_What you should do_
Please transcribe the listing below in full and word for word, without its pictures.

— START OF Supplied material —

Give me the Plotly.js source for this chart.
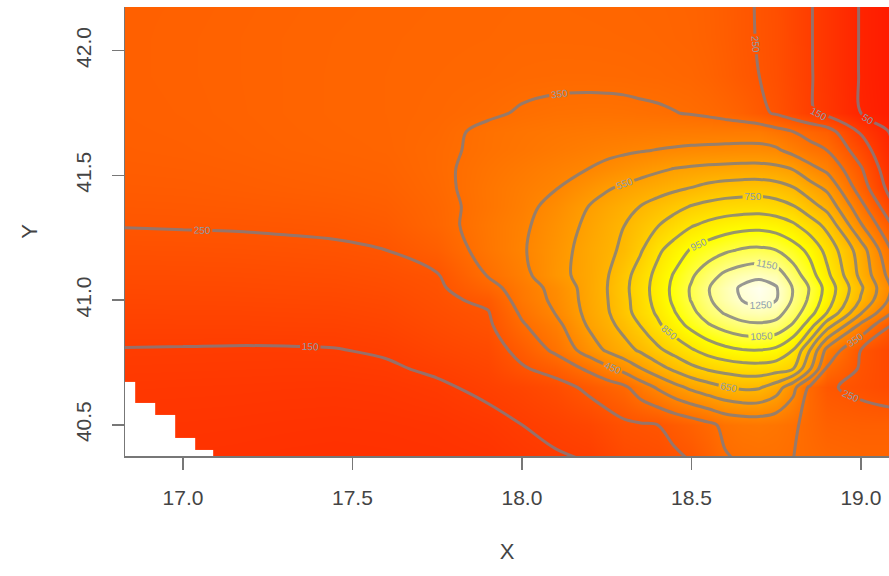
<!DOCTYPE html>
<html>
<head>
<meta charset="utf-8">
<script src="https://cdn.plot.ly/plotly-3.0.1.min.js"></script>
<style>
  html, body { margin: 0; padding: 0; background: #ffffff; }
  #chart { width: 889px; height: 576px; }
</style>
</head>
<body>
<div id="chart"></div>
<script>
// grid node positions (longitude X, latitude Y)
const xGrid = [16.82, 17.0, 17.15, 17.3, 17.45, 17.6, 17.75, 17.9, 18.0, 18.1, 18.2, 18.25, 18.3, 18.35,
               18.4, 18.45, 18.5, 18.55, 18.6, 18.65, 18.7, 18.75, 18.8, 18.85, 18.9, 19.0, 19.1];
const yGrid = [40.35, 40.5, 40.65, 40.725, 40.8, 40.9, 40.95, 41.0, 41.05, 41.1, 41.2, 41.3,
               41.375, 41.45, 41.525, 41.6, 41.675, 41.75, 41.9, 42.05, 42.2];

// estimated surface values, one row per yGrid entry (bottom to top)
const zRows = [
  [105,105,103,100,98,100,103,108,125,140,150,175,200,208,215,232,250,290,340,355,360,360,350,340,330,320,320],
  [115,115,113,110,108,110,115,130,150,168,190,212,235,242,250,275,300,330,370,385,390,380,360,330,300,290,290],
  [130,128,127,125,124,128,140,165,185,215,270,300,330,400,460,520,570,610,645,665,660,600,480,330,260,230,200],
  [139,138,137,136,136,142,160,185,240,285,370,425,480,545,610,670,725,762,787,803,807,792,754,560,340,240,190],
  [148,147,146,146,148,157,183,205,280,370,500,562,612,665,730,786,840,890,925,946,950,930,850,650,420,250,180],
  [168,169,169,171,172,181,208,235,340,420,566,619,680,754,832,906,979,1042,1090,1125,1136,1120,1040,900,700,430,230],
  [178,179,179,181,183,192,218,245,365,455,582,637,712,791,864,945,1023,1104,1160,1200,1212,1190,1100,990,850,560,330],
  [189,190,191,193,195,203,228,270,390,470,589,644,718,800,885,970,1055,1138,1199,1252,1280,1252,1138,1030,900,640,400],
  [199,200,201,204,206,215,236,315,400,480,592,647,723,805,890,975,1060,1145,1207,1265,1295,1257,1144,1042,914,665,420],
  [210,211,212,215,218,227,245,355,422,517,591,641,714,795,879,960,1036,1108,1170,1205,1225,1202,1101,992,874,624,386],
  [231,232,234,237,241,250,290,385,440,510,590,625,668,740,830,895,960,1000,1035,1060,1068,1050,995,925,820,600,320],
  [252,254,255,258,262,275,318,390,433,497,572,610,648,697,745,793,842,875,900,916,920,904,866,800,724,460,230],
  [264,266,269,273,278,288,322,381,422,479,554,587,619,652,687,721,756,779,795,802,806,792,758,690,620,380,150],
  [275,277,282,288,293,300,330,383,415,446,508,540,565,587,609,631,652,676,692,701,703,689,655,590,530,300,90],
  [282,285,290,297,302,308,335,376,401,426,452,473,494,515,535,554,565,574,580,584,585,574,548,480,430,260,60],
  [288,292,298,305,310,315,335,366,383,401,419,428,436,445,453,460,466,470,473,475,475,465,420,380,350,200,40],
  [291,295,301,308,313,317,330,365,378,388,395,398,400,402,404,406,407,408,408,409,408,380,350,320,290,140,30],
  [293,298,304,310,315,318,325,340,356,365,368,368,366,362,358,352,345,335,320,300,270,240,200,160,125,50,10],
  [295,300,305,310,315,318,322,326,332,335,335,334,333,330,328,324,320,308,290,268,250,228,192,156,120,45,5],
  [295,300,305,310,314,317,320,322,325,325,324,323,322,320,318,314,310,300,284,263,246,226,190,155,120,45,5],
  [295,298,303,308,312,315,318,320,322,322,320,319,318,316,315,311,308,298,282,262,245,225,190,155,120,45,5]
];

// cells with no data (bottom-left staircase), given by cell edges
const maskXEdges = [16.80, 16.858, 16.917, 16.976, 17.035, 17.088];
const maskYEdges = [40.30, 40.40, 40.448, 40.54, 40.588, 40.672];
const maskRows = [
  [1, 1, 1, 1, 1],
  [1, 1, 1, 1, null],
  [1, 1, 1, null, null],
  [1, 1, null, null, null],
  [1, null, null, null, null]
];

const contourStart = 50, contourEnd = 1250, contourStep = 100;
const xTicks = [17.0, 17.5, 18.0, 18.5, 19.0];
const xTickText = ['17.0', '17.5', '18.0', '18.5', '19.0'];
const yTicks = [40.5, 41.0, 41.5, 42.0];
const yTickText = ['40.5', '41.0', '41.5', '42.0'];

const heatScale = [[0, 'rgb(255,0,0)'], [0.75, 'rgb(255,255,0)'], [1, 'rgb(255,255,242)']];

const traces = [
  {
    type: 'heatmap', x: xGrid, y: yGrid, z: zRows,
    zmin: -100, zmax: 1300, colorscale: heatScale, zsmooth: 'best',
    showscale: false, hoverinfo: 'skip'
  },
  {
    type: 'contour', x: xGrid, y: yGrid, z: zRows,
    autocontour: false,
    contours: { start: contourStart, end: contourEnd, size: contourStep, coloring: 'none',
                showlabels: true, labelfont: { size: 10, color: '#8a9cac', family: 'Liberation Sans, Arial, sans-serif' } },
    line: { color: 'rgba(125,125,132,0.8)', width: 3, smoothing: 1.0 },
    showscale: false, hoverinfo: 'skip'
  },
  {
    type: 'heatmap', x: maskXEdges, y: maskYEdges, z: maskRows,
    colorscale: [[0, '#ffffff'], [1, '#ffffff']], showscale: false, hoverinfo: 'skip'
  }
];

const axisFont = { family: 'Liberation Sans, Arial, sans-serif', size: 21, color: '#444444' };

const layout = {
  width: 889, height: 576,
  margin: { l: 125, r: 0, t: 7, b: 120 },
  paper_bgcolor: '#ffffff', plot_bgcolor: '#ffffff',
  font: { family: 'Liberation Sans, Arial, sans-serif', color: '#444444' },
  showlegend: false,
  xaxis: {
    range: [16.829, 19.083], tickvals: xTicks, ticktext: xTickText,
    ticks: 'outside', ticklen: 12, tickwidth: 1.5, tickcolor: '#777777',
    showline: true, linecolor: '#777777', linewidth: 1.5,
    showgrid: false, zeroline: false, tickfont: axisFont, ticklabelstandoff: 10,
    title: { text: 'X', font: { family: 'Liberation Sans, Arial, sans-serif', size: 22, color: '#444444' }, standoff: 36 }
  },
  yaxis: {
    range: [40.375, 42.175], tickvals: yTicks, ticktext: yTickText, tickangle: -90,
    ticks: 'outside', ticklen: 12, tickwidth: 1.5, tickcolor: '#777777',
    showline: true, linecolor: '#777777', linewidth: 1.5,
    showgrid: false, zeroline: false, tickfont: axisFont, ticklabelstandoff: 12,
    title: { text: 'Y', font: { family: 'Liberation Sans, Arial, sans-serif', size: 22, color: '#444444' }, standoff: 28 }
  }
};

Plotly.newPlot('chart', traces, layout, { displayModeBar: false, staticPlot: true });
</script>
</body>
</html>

— END OF Supplied material —

_Exercise solution_
Give me the Plotly.js source for this chart.
<!DOCTYPE html>
<html>
<head>
<meta charset="utf-8">
<script src="https://cdn.plot.ly/plotly-3.0.1.min.js"></script>
<style>
  html, body { margin: 0; padding: 0; background: #ffffff; }
  #chart { width: 889px; height: 576px; }
</style>
</head>
<body>
<div id="chart"></div>
<script>
// grid node positions (longitude X, latitude Y)
const xGrid = [16.82, 17.0, 17.15, 17.3, 17.45, 17.6, 17.75, 17.9, 18.0, 18.1, 18.2, 18.25, 18.3, 18.35,
               18.4, 18.45, 18.5, 18.55, 18.6, 18.65, 18.7, 18.75, 18.8, 18.85, 18.9, 19.0, 19.1];
const yGrid = [40.35, 40.5, 40.65, 40.725, 40.8, 40.9, 40.95, 41.0, 41.05, 41.1, 41.2, 41.3,
               41.375, 41.45, 41.525, 41.6, 41.675, 41.75, 41.9, 42.05, 42.2];

// estimated surface values, one row per yGrid entry (bottom to top)
const zRows = [
  [105,105,103,100,98,100,103,108,125,140,150,175,200,208,215,232,250,290,340,355,360,360,350,340,330,320,320],
  [115,115,113,110,108,110,115,130,150,168,190,212,235,242,250,275,300,330,370,385,390,380,360,330,300,290,290],
  [130,128,127,125,124,128,140,165,185,215,270,300,330,400,460,520,570,610,645,665,660,600,480,330,260,230,200],
  [139,138,137,136,136,142,160,185,240,285,370,425,480,545,610,670,725,762,787,803,807,792,754,560,340,240,190],
  [148,147,146,146,148,157,183,205,280,370,500,562,612,665,730,786,840,890,925,946,950,930,850,650,420,250,180],
  [168,169,169,171,172,181,208,235,340,420,566,619,680,754,832,906,979,1042,1090,1125,1136,1120,1040,900,700,430,230],
  [178,179,179,181,183,192,218,245,365,455,582,637,712,791,864,945,1023,1104,1160,1200,1212,1190,1100,990,850,560,330],
  [189,190,191,193,195,203,228,270,390,470,589,644,718,800,885,970,1055,1138,1199,1252,1280,1252,1138,1030,900,640,400],
  [199,200,201,204,206,215,236,315,400,480,592,647,723,805,890,975,1060,1145,1207,1265,1295,1257,1144,1042,914,665,420],
  [210,211,212,215,218,227,245,355,422,517,591,641,714,795,879,960,1036,1108,1170,1205,1225,1202,1101,992,874,624,386],
  [231,232,234,237,241,250,290,385,440,510,590,625,668,740,830,895,960,1000,1035,1060,1068,1050,995,925,820,600,320],
  [252,254,255,258,262,275,318,390,433,497,572,610,648,697,745,793,842,875,900,916,920,904,866,800,724,460,230],
  [264,266,269,273,278,288,322,381,422,479,554,587,619,652,687,721,756,779,795,802,806,792,758,690,620,380,150],
  [275,277,282,288,293,300,330,383,415,446,508,540,565,587,609,631,652,676,692,701,703,689,655,590,530,300,90],
  [282,285,290,297,302,308,335,376,401,426,452,473,494,515,535,554,565,574,580,584,585,574,548,480,430,260,60],
  [288,292,298,305,310,315,335,366,383,401,419,428,436,445,453,460,466,470,473,475,475,465,420,380,350,200,40],
  [291,295,301,308,313,317,330,365,378,388,395,398,400,402,404,406,407,408,408,409,408,380,350,320,290,140,30],
  [293,298,304,310,315,318,325,340,356,365,368,368,366,362,358,352,345,335,320,300,270,240,200,160,125,50,10],
  [295,300,305,310,315,318,322,326,332,335,335,334,333,330,328,324,320,308,290,268,250,228,192,156,120,45,5],
  [295,300,305,310,314,317,320,322,325,325,324,323,322,320,318,314,310,300,284,263,246,226,190,155,120,45,5],
  [295,298,303,308,312,315,318,320,322,322,320,319,318,316,315,311,308,298,282,262,245,225,190,155,120,45,5]
];

// cells with no data (bottom-left staircase), given by cell edges
const maskXEdges = [16.80, 16.858, 16.917, 16.976, 17.035, 17.088];
const maskYEdges = [40.30, 40.40, 40.448, 40.54, 40.588, 40.672];
const maskRows = [
  [1, 1, 1, 1, 1],
  [1, 1, 1, 1, null],
  [1, 1, 1, null, null],
  [1, 1, null, null, null],
  [1, null, null, null, null]
];

const contourStart = 50, contourEnd = 1250, contourStep = 100;
const xTicks = [17.0, 17.5, 18.0, 18.5, 19.0];
const xTickText = ['17.0', '17.5', '18.0', '18.5', '19.0'];
const yTicks = [40.5, 41.0, 41.5, 42.0];
const yTickText = ['40.5', '41.0', '41.5', '42.0'];

const heatScale = [[0, 'rgb(255,0,0)'], [0.75, 'rgb(255,255,0)'], [1, 'rgb(255,255,242)']];

const traces = [
  {
    type: 'heatmap', x: xGrid, y: yGrid, z: zRows,
    zmin: -100, zmax: 1300, colorscale: heatScale, zsmooth: 'best',
    showscale: false, hoverinfo: 'skip'
  },
  {
    type: 'contour', x: xGrid, y: yGrid, z: zRows,
    autocontour: false,
    contours: { start: contourStart, end: contourEnd, size: contourStep, coloring: 'none',
                showlabels: true, labelfont: { size: 10, color: '#8a9cac', family: 'Liberation Sans, Arial, sans-serif' } },
    line: { color: 'rgba(125,125,132,0.8)', width: 3, smoothing: 1.0 },
    showscale: false, hoverinfo: 'skip'
  },
  {
    type: 'heatmap', x: maskXEdges, y: maskYEdges, z: maskRows,
    colorscale: [[0, '#ffffff'], [1, '#ffffff']], showscale: false, hoverinfo: 'skip'
  }
];

const axisFont = { family: 'Liberation Sans, Arial, sans-serif', size: 21, color: '#444444' };

const layout = {
  width: 889, height: 576,
  margin: { l: 125, r: 0, t: 7, b: 120 },
  paper_bgcolor: '#ffffff', plot_bgcolor: '#ffffff',
  font: { family: 'Liberation Sans, Arial, sans-serif', color: '#444444' },
  showlegend: false,
  xaxis: {
    range: [16.829, 19.083], tickvals: xTicks, ticktext: xTickText,
    ticks: 'outside', ticklen: 12, tickwidth: 1.5, tickcolor: '#777777',
    showline: true, linecolor: '#777777', linewidth: 1.5,
    showgrid: false, zeroline: false, tickfont: axisFont, ticklabelstandoff: 10,
    title: { text: 'X', font: { family: 'Liberation Sans, Arial, sans-serif', size: 22, color: '#444444' }, standoff: 36 }
  },
  yaxis: {
    range: [40.375, 42.175], tickvals: yTicks, ticktext: yTickText, tickangle: -90,
    ticks: 'outside', ticklen: 12, tickwidth: 1.5, tickcolor: '#777777',
    showline: true, linecolor: '#777777', linewidth: 1.5,
    showgrid: false, zeroline: false, tickfont: axisFont, ticklabelstandoff: 12,
    title: { text: 'Y', font: { family: 'Liberation Sans, Arial, sans-serif', size: 22, color: '#444444' }, standoff: 28 }
  }
};

Plotly.newPlot('chart', traces, layout, { displayModeBar: false, staticPlot: true });
</script>
</body>
</html>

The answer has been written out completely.